## START RECORDED INFORMATION

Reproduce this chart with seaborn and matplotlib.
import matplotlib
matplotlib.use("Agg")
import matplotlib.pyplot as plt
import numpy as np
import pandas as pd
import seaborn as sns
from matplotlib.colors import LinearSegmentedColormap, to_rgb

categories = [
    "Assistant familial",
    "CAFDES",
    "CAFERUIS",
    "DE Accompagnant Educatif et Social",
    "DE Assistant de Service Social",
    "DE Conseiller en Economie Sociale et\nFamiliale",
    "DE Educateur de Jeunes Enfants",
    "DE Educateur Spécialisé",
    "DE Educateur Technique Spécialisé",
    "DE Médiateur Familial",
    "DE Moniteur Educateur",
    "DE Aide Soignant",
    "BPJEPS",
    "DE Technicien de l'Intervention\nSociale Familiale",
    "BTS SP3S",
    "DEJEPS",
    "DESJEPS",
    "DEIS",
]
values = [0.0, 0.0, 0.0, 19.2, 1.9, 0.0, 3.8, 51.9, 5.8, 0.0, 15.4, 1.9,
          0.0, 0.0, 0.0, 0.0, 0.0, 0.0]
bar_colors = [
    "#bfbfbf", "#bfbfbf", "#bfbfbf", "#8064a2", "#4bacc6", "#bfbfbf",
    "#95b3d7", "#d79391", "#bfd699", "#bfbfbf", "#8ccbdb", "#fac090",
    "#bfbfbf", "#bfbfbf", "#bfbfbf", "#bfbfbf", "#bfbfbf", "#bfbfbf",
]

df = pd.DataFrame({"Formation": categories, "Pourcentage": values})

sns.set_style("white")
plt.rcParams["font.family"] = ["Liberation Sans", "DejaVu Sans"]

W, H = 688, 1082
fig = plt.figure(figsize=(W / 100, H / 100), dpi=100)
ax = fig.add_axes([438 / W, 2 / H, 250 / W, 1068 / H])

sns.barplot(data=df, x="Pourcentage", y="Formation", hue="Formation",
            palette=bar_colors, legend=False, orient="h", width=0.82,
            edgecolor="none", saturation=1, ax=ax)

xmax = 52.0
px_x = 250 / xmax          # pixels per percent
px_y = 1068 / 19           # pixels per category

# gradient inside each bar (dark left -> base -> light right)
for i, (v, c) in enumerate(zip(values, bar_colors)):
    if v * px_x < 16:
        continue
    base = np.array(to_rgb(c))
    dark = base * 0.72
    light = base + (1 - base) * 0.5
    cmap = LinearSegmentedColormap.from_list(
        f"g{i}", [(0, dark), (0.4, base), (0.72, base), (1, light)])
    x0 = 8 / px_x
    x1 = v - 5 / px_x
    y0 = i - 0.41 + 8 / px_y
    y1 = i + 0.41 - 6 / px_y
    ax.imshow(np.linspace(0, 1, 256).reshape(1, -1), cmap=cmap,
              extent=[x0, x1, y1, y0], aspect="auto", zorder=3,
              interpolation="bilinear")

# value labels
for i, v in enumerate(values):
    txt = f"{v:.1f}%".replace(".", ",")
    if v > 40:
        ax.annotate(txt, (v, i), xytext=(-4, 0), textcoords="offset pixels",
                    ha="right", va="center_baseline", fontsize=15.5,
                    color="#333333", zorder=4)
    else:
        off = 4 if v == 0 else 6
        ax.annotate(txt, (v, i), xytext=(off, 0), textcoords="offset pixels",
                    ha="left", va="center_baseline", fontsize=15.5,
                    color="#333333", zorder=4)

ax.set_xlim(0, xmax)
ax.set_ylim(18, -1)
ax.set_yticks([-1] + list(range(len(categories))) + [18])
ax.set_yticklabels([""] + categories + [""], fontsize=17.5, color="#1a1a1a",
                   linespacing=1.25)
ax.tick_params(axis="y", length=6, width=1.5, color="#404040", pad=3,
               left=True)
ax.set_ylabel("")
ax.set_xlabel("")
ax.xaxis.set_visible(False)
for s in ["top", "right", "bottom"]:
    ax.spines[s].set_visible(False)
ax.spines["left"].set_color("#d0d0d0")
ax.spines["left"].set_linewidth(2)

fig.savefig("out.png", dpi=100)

## END RECORDED INFORMATION

## AIM
Write out all the lines again, exactly as they are.

## REPLY TO THE TASK
Reproduce this chart with seaborn and matplotlib.
import matplotlib
matplotlib.use("Agg")
import matplotlib.pyplot as plt
import numpy as np
import pandas as pd
import seaborn as sns
from matplotlib.colors import LinearSegmentedColormap, to_rgb

categories = [
    "Assistant familial",
    "CAFDES",
    "CAFERUIS",
    "DE Accompagnant Educatif et Social",
    "DE Assistant de Service Social",
    "DE Conseiller en Economie Sociale et\nFamiliale",
    "DE Educateur de Jeunes Enfants",
    "DE Educateur Spécialisé",
    "DE Educateur Technique Spécialisé",
    "DE Médiateur Familial",
    "DE Moniteur Educateur",
    "DE Aide Soignant",
    "BPJEPS",
    "DE Technicien de l'Intervention\nSociale Familiale",
    "BTS SP3S",
    "DEJEPS",
    "DESJEPS",
    "DEIS",
]
values = [0.0, 0.0, 0.0, 19.2, 1.9, 0.0, 3.8, 51.9, 5.8, 0.0, 15.4, 1.9,
          0.0, 0.0, 0.0, 0.0, 0.0, 0.0]
bar_colors = [
    "#bfbfbf", "#bfbfbf", "#bfbfbf", "#8064a2", "#4bacc6", "#bfbfbf",
    "#95b3d7", "#d79391", "#bfd699", "#bfbfbf", "#8ccbdb", "#fac090",
    "#bfbfbf", "#bfbfbf", "#bfbfbf", "#bfbfbf", "#bfbfbf", "#bfbfbf",
]

df = pd.DataFrame({"Formation": categories, "Pourcentage": values})

sns.set_style("white")
plt.rcParams["font.family"] = ["Liberation Sans", "DejaVu Sans"]

W, H = 688, 1082
fig = plt.figure(figsize=(W / 100, H / 100), dpi=100)
ax = fig.add_axes([438 / W, 2 / H, 250 / W, 1068 / H])

sns.barplot(data=df, x="Pourcentage", y="Formation", hue="Formation",
            palette=bar_colors, legend=False, orient="h", width=0.82,
            edgecolor="none", saturation=1, ax=ax)

xmax = 52.0
px_x = 250 / xmax          # pixels per percent
px_y = 1068 / 19           # pixels per category

# gradient inside each bar (dark left -> base -> light right)
for i, (v, c) in enumerate(zip(values, bar_colors)):
    if v * px_x < 16:
        continue
    base = np.array(to_rgb(c))
    dark = base * 0.72
    light = base + (1 - base) * 0.5
    cmap = LinearSegmentedColormap.from_list(
        f"g{i}", [(0, dark), (0.4, base), (0.72, base), (1, light)])
    x0 = 8 / px_x
    x1 = v - 5 / px_x
    y0 = i - 0.41 + 8 / px_y
    y1 = i + 0.41 - 6 / px_y
    ax.imshow(np.linspace(0, 1, 256).reshape(1, -1), cmap=cmap,
              extent=[x0, x1, y1, y0], aspect="auto", zorder=3,
              interpolation="bilinear")

# value labels
for i, v in enumerate(values):
    txt = f"{v:.1f}%".replace(".", ",")
    if v > 40:
        ax.annotate(txt, (v, i), xytext=(-4, 0), textcoords="offset pixels",
                    ha="right", va="center_baseline", fontsize=15.5,
                    color="#333333", zorder=4)
    else:
        off = 4 if v == 0 else 6
        ax.annotate(txt, (v, i), xytext=(off, 0), textcoords="offset pixels",
                    ha="left", va="center_baseline", fontsize=15.5,
                    color="#333333", zorder=4)

ax.set_xlim(0, xmax)
ax.set_ylim(18, -1)
ax.set_yticks([-1] + list(range(len(categories))) + [18])
ax.set_yticklabels([""] + categories + [""], fontsize=17.5, color="#1a1a1a",
                   linespacing=1.25)
ax.tick_params(axis="y", length=6, width=1.5, color="#404040", pad=3,
               left=True)
ax.set_ylabel("")
ax.set_xlabel("")
ax.xaxis.set_visible(False)
for s in ["top", "right", "bottom"]:
    ax.spines[s].set_visible(False)
ax.spines["left"].set_color("#d0d0d0")
ax.spines["left"].set_linewidth(2)

fig.savefig("out.png", dpi=100)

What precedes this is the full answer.